Greg Balasco, owner of Lakeland Automall in Florida, which includes a Ford store, signed up to become Certified Elite.

He said it was important that his store be able to sell all Ford vehicles. The automaker is allowing only certified dealers to sell EVs beyond next year, a concern for many of the state associations opposing the program.

“I think that being able to serve all people something will be important for the future,” Balasco told Automotive News. “Being prepared for electrification is the smart thing to do.”

Balasco said he already has received some estimates on costs to install and operate the chargers Ford is requiring. All-in, he’s looking at expenses of about $350,000 — less than a third of what the automaker projected.

“It’s nowhere near the numbers Ford put out there,” he said.

Eddie Stivers, dealer principal at two Ford stores in Alabama, received similar quotes.

He said chargers for his store in Montgomery will cost “significantly less than half” of the $1.2 million Ford estimated, although he’s still waiting on quotes from his utility company.

At his other store, in Birmingham, he plans to install more Level 3 direct-current fast chargers than the minimum of three, and his quotes are still coming in below Ford’s estimates.

Stivers, president of a holding company that operates five dealerships selling 10 brands, said he gave input as part of Ford’s “listening tour” and appreciated the company’s transparency.

“I would put Ford’s plan at a much higher level, and certainly more coherent, than many of the OEMs,” Stivers said. “It’s not all roses, but it is certainly a well thought-out, well-done plan.”

Not everyone agrees.

The New York dealers suing Ford argue that the provision in the program barring uncertified dealers from selling EVs is unlawful.

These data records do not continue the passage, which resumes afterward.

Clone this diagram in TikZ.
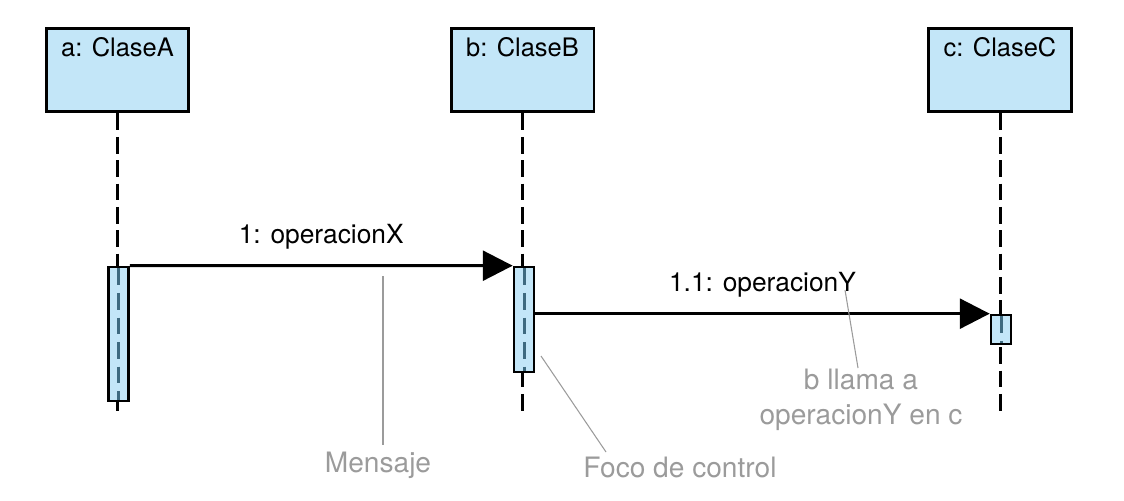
\documentclass[tikz,border=0pt]{standalone}
\usepackage{fontspec}
\setmainfont{TeX Gyre Heros}
\usetikzlibrary{arrows.meta,positioning}
\definecolor{claseazul}{HTML}{C3E6F8}
\definecolor{lineavida}{HTML}{3E6A80}
\definecolor{grisnota}{HTML}{9B9B9B}
\tikzset{
  objeto/.style={draw, line width=1.7pt, fill=claseazul, minimum width=2.86cm, minimum height=1.68cm, inner sep=0pt},
  nombre/.style={font=\fontsize{14.5}{17}\selectfont},
  etiqueta/.style={font=\fontsize{15}{18}\selectfont},
  activa/.style={draw, line width=1.5pt, fill=claseazul, minimum width=0.4cm, inner sep=0pt},
  vida/.style={line width=1.7pt, dash pattern=on 9.5pt off 3.8pt},
  vidainterna/.style={lineavida, line width=1.7pt, dash pattern=on 9.5pt off 4.5pt, shorten >=1.5pt, shorten <=1.5pt},
  mensaje/.style={line width=1.7pt, -{Triangle[length=17pt,width=17pt]}},
  nota/.style={grisnota, line width=0.6pt},
  textonota/.style={grisnota, font=\fontsize{16}{20}\selectfont, align=center}
}
\begin{document}
\begin{tikzpicture}[x=0.02cm, y=-0.02cm]
    \useasboundingbox (0,0) rectangle (1124,500);
    %objetos
    \node[objeto] (a) at (117.5,70) {};
    \node[objeto] (b) at (522.5,70) {};
    \node[objeto] (c) at (1000,70) {};
    \node[nombre] (ta) at ([yshift=-0.42cm]a.north) {a: ClaseA};
    \node[nombre] (tb) at ([yshift=-0.42cm]b.north) {b: ClaseB};
    \node[nombre] (tc) at ([yshift=-0.42cm]c.north) {c: ClaseC};
    %lineas de vida
    \coordinate (finA) at (117,411);
    \coordinate (finB) at (522,411);
    \coordinate (finC) at (1000,411);
    \draw[vida] (a.south) -- (a.south |- finA);
    \draw[vida] (b.south) -- (b.south |- finB);
    \draw[vida] (c.south) -- (c.south |- finC);
    %focos de control
    \node[activa, minimum height=2.68cm] (actA) at (118.5,334) {};
    \node[activa, minimum height=2.1cm] (actB) at (524,319.5) {};
    \node[activa, minimum height=0.58cm] (actC) at (1001,329.5) {};
    \draw[vidainterna] (actA.north) -- (actA.south);
    \draw[vidainterna] (actB.north) -- (actB.south);
    \draw[vidainterna] (actC.north) -- (actC.south);
    %mensajes
    \draw[mensaje] (actA.north east) -- node[etiqueta, above=5pt] (m1) {1: operacionX} (actB.north west);
    \draw[mensaje] (actB.east |- actC.north) -- node[etiqueta, above=5pt] (m2) {1.1: operacionY} (actC.north west);
    %notas
    \node[textonota] (nMensaje) at (378,465) {Mensaje};
    \node[textonota] (nFoco) at (680,467) {Foco de control};
    \node[textonota] (nLlama) at (861,400) {b llama a\\operacionY en c};
    \coordinate (pMensaje) at (383,276);
    \coordinate (pFoco) at (541,356);
    \coordinate (qFoco) at (606,452);
    \coordinate (pLlama) at (845,290);
    \coordinate (qLlama) at (858,368);
    \draw[nota] (pMensaje) -- (pMensaje |- nMensaje.north);
    \draw[nota] (pFoco) -- (qFoco);
    \draw[nota] (pLlama) -- (qLlama);
\end{tikzpicture}
\end{document}
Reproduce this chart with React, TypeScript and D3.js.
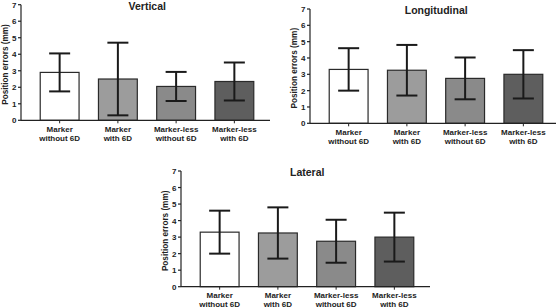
import React from "react";
import * as d3 from "d3";

const categories = ["Marker|without 6D", "Marker|with 6D", "Marker-less|without 6D", "Marker-less|with 6D"];
const barColors = ["#ffffff", "#9c9c9c", "#8a8a8a", "#5e5e5e"];
const yTicks = [0, 1, 2, 3, 4, 5, 6, 7];

const verticalMean = [2.9, 2.5, 2.05, 2.35];
const verticalSd = [1.15, 2.2, 0.88, 1.15];
const longitudinalMean = [3.3, 3.25, 2.75, 3.0];
const longitudinalSd = [1.3, 1.55, 1.28, 1.48];
const lateralMean = [3.3, 3.25, 2.75, 3.0];
const lateralSd = [1.3, 1.55, 1.3, 1.48];

const font = "'Liberation Sans', Arial, sans-serif";

const Panel = ({ title, means, sds, ax, y0, y7, axisLen }) => {
  const x = d3.scaleBand().domain(categories).range([ax, ax + 252]).paddingInner(0.333).paddingOuter(0.33);
  const y = d3.scaleLinear().domain([0, 7]).range([y0, y7]);
  const bw = x.bandwidth();
  const cap = 10.5;

  return (
    <g fontFamily={font} fontWeight="bold" fill="#222">
      <text x={x(categories[0]) + (252 - 38) / 2} y={y7 + 5} textAnchor="middle" fontSize={10.5}>
        {title}
      </text>
      <text
        transform={`translate(${ax - 13.5},${(y0 + y7) / 2 + 2}) rotate(-90)`}
        textAnchor="middle"
        fontSize={8.2}
      >
        Position errors (mm)
      </text>
      {yTicks.map((t) => (
        <g key={t}>
          <line x1={ax - 3} x2={ax} y1={y(t)} y2={y(t)} stroke="#222" strokeWidth={1.2} />
          <text x={ax - 4.5} y={y(t) + 3} textAnchor="end" fontSize={8}>
            {t}
          </text>
        </g>
      ))}
      {categories.map((c, i) => {
        const cx = x(c) + bw / 2;
        const [l1, l2] = c.split("|");
        return (
          <g key={c}>
            <rect
              x={x(c)}
              y={y(means[i])}
              width={bw}
              height={y0 - y(means[i])}
              fill={barColors[i]}
              stroke="#2a2a2a"
              strokeWidth={1.2}
            />
            <line x1={cx} x2={cx} y1={y(means[i] - sds[i])} y2={y(means[i] + sds[i])} stroke="#1a1a1a" strokeWidth={2} />
            <line x1={cx - cap} x2={cx + cap} y1={y(means[i] + sds[i])} y2={y(means[i] + sds[i])} stroke="#1a1a1a" strokeWidth={2} />
            <line x1={cx - cap} x2={cx + cap} y1={y(means[i] - sds[i])} y2={y(means[i] - sds[i])} stroke="#1a1a1a" strokeWidth={2} />
            <line x1={cx} x2={cx} y1={y0} y2={y0 + 3} stroke="#222" strokeWidth={1} />
            <text x={cx} y={y0 + 11.5} textAnchor="middle" fontSize={8}>
              {l1}
            </text>
            <text x={cx} y={y0 + 20.5} textAnchor="middle" fontSize={8}>
              {l2}
            </text>
          </g>
        );
      })}
      <line x1={ax} x2={ax} y1={y7} y2={y0} stroke="#222" strokeWidth={1.2} />
      <line x1={ax} x2={ax + axisLen} y1={y0} y2={y0} stroke="#222" strokeWidth={1.2} />
    </g>
  );
};

export default function App() {
  return (
    <svg width={556} height={308} style={{ position: "absolute", left: 0, top: 0, background: "#fff" }}>
      <Panel title="Vertical" means={verticalMean} sds={verticalSd} ax={21} y0={120.3} y7={4.7} axisLen={249} />
      <Panel title="Longitudinal" means={longitudinalMean} sds={longitudinalSd} ax={310} y0={123.3} y7={9} axisLen={246} />
      <Panel title="Lateral" means={lateralMean} sds={lateralSd} ax={181} y0={286.7} y7={171} axisLen={249} />
    </svg>
  );
}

“Every dealer under the current franchise agreement has a right to every Ford vehicle manufactured with that nameplate on it, to include the newest EVs,” Rich Sox, one of the attorneys representing the dealers, said in an interview. “They have a right to their fair allocation of those vehicles based on their market size, sales history, etc. This is about making sure all dealers have access to EVs and not being pigeonholed into one of three categories the program arbitrarily created.”

Ford has argued that it plans to continue investing in gasoline-powered vehicles under its Ford Blue business unit so dealerships that do not sell EVs can continue to be successful.

“A dealer that loses the ability to sell and service EVs — the future of the automobile industry — will soon find itself unprofitable and eventually out of business,” the New York dealers wrote in their lawsuit.

The Illinois protest, as well as a complaint filed with Arkansas’ motor vehicle commission in October, raises similar points.

“Ford is intentionally withholding new and potentially profitable products from dealers, to which they have an existing contractual and statutory right, unless dealers accede to the extreme, unreasonable, and anti-franchise conditions on which Ford is insisting,” the Illinois dealers said. “To be sure, there is nothing ‘voluntary’ about Ford’s unlawful take-it-or-leave-it program.”

Despite the opposition, Farley last week said he didn’t regret the rollout of the program.

“There’s always a better way,” he said. “But I don’t think we made, really, any big mistakes.”